The worms come out of the earth, so they do not get drowned and forgotten about from the waters of the storm. Worms are misinterpreted creatures. They are like smaller knock-off versions of snakes that could not do anyone harm. Most people are not intrigued by worms. However, observing them as the rain comes down harder seems to make the world slow down. They are often unnoticed yet have an impact. The worms inch across the rough pavement, just small-bodied creatures waiting out the storm. This is the only time I ever really gave a thought to the worm. They have no eyes, nose, mouth, arms, or legs, yet they can sense what is happening. Their thin permeable skin which allows oxygen in the air to pass through is why the moisture level needs to be just right or they will die. If it’s too moist, they will drown.
My once-dry hair changes from the straight smoothness to wet clumps that stick to my face, and my clothes cling to my skin as if it has become a part of me. I finally sprawl out on the ground and allow my body to be wrapped up into the earth itself. As I sink into the ground, I notice how the grass is now washed, droplets still running down each blade. As my gaze turns upward, I see the sky glaze to a solid gray. The clouds are no longer individuals, but they have merged into one in the massive murky sky. The soft droplets now turn into rain pellets that one after another ferociously beat against my body. The worms have wriggled further from their homes, both of us soaked and soaking it all in.
Thunder finally makes its loud announcement, making itself present and known. Clouds give off the vibrations of the sound as they distribute it below, intense, heavy and unruly. Repetitively, it continues. There’s a constant rumbling, and I wonder if I could slice open the dark clouds if I could see what is happening up there. I finally close my eyes and imagine what could really be happening up in the clouds than just the normal scientific understanding: Maybe all the angels would be bowling or celebrating a soon-to-come promise of God. Maybe God was rearranging the furniture in Heaven because he needed a new set up. Maybe there was a huge worship and praise concert, and they were all jumping obnoxiously causing the horrendous loud sound. Maybe it is different each time. I lay there just wanting to be tuned in and touch what is all around me. My hands sink into earth as the once solid ground begins to soften. The dirt is clay-like and smooth. The thunder dwindles, the last pin drops, the furniture is at rest, the concert is officially over, and at last, there is just the sound of falling of rain. As the rain slows down it brings me to a new place.
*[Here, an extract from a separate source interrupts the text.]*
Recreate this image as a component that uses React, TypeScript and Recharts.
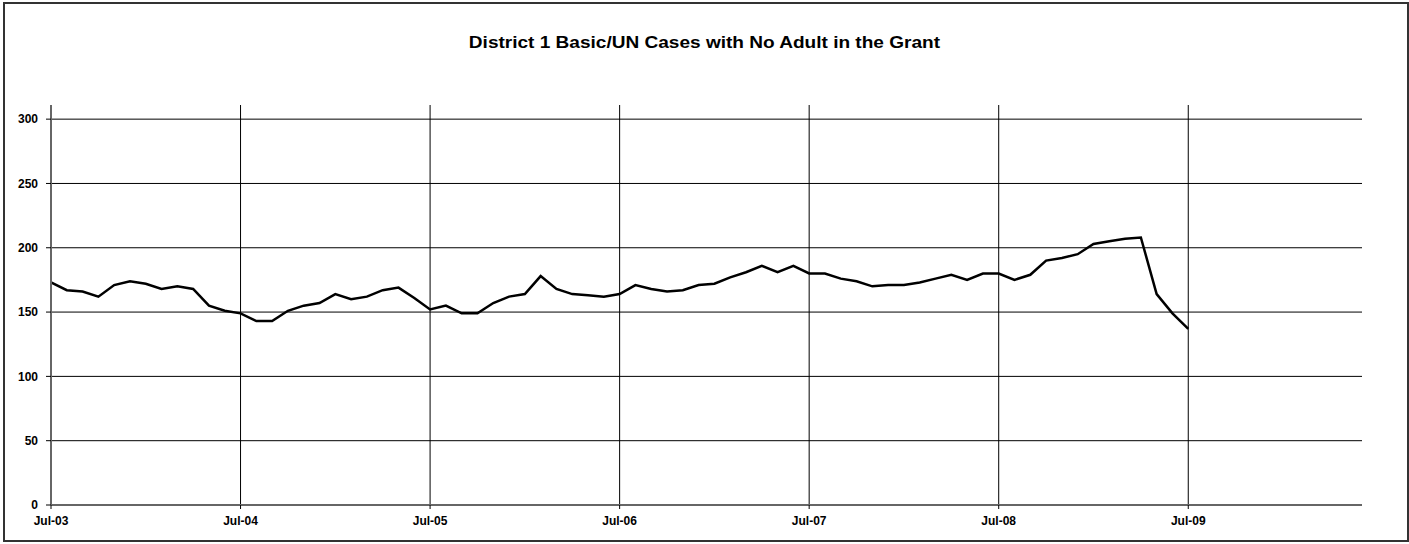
import { LineChart, Line, XAxis, YAxis, CartesianGrid } from "recharts";

const title = "District 1 Basic/UN Cases with No Adult in the Grant";

// monthly counts, Jul-03 .. Jul-09
const cases = [
  173, 167, 166, 162, 171, 174, 172, 168, 170, 168, 155, 151,
  149, 143, 143, 151, 155, 157, 164, 160, 162, 167, 169, 161,
  152, 155, 149, 149, 157, 162, 164, 178, 168, 164, 163, 162,
  164, 171, 168, 166, 167, 171, 172, 177, 181, 186, 181, 186,
  180, 180, 176, 174, 170, 171, 171, 173, 176, 179, 175, 180,
  180, 175, 179, 190, 192, 195, 203, 205, 207, 208, 164, 149,
  137,
];

const xTickLabels = ["Jul-03", "Jul-04", "Jul-05", "Jul-06", "Jul-07", "Jul-08", "Jul-09"];
const xTickMonths = [0, 12, 24, 36, 48, 60, 72];
const yTicks = [0, 50, 100, 150, 200, 250, 300];

const data = cases.map((v, i) => ({ m: i, cases: v }));

const font = "'Liberation Sans', Arial, sans-serif";

const App = () => {
  return (
    <div
      style={{
        position: "absolute",
        left: 0,
        top: 0,
        width: 1409,
        height: 544,
        background: "#fff",
        fontFamily: font,
      }}
    >
      <div
        style={{
          position: "absolute",
          left: 3,
          top: 2,
          width: 1406,
          height: 540,
          boxSizing: "border-box",
          border: "2px solid #333",
        }}
      />
      <div
        style={{
          position: "absolute",
          left: 0,
          top: 33,
          width: 1409,
          textAlign: "center",
          fontWeight: "bold",
          fontSize: 17,
          color: "#000",
          transform: "scaleX(1.12)",
          transformOrigin: "705px 0",
        }}
      >
        {title}
      </div>
      <div style={{ position: "absolute", left: 0, top: 0 }}>
        <LineChart
          width={1409}
          height={544}
          data={data}
          margin={{ top: 105, right: 47, left: 6, bottom: 9 }}
        >
          <CartesianGrid
            stroke="#000"
            strokeWidth={1}
            horizontalValues={yTicks.slice(1)}
            verticalValues={xTickMonths.slice(1)}
          />
          <XAxis
            dataKey="m"
            type="number"
            domain={[0, 83]}
            ticks={xTickMonths}
            tickFormatter={(v: number) => xTickLabels[xTickMonths.indexOf(v)]}
            height={30}
            axisLine={{ stroke: "#666", strokeWidth: 2 }}
            tickLine={{ stroke: "#000" }}
            tickSize={4}
            tickMargin={7}
            tick={{ fill: "#000", fontSize: 12, fontWeight: "bold", fontFamily: font }}
          />
          <YAxis
            type="number"
            domain={[0, 311]}
            ticks={yTicks}
            width={45}
            axisLine={{ stroke: "#666", strokeWidth: 2 }}
            tickLine={{ stroke: "#000" }}
            tickSize={5}
            tickMargin={8}
            tick={{ fill: "#000", fontSize: 12, fontWeight: "bold", fontFamily: font }}
          />
          <Line
            dataKey="cases"
            type="linear"
            stroke="#000"
            strokeWidth={2.5}
            dot={false}
            isAnimationActive={false}
          />
        </LineChart>
      </div>
    </div>
  );
};

export default App;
My inner storm is finally released in small droplets of salty water that roll down my face. The built up of anger, darkness, chaos, and sense of unknown are finally released after all this time. The earth absorbs all of it, not realizing I felt that way. Peace, where are you? Why have you not come? I released everything and yet nothing.
Built of feelings, humans are good at keeping everything inside, stuffing, stuffing, and stuffing. Then one day it goes dark, the feelings, like clouds, build up with heaviness, and tears start to fall, just like when the sky finally breaks down and the rain comes. The uneasiness that comes with built up feelings creates such a storm. Tranquility is nowhere in sight.
Can humans not talk about things that bother them? Often-times not, because being vulnerable is hard, and conflict is overwhelming. The issues and problems stack up on one another until they need an escape. A release that no one is ready for and often they never realized was an issue at all. Composure is never really a thing with the built-up of feelings. Humans miss out on the sense of quiet when all there is only heaviness, the storm raging inside, and it is ringing in the ears. Finally, there is a crash all at once which releases the storm. Sobs rack the body and then slow down until finally coming to a halt. What now? Where do we go from here?
Rain pauses and the sun starts to peak through the once dark canvas. Rays of colors arch into the sky like painted promises, here and now. Forgiveness was the unspoken sense through it all. The earth began to sparkle with hope of a new start, with the glimmering shine of light.
Humans can experience that sense of hope after the storm, once its released and forgiveness is accepted or granted. Choosing to no longer hold on to the problems, issues, or bitterness, but letting God take all the burdens, and allowing forgiveness to wash over the soul, which brings that sparkle of hope back to your life.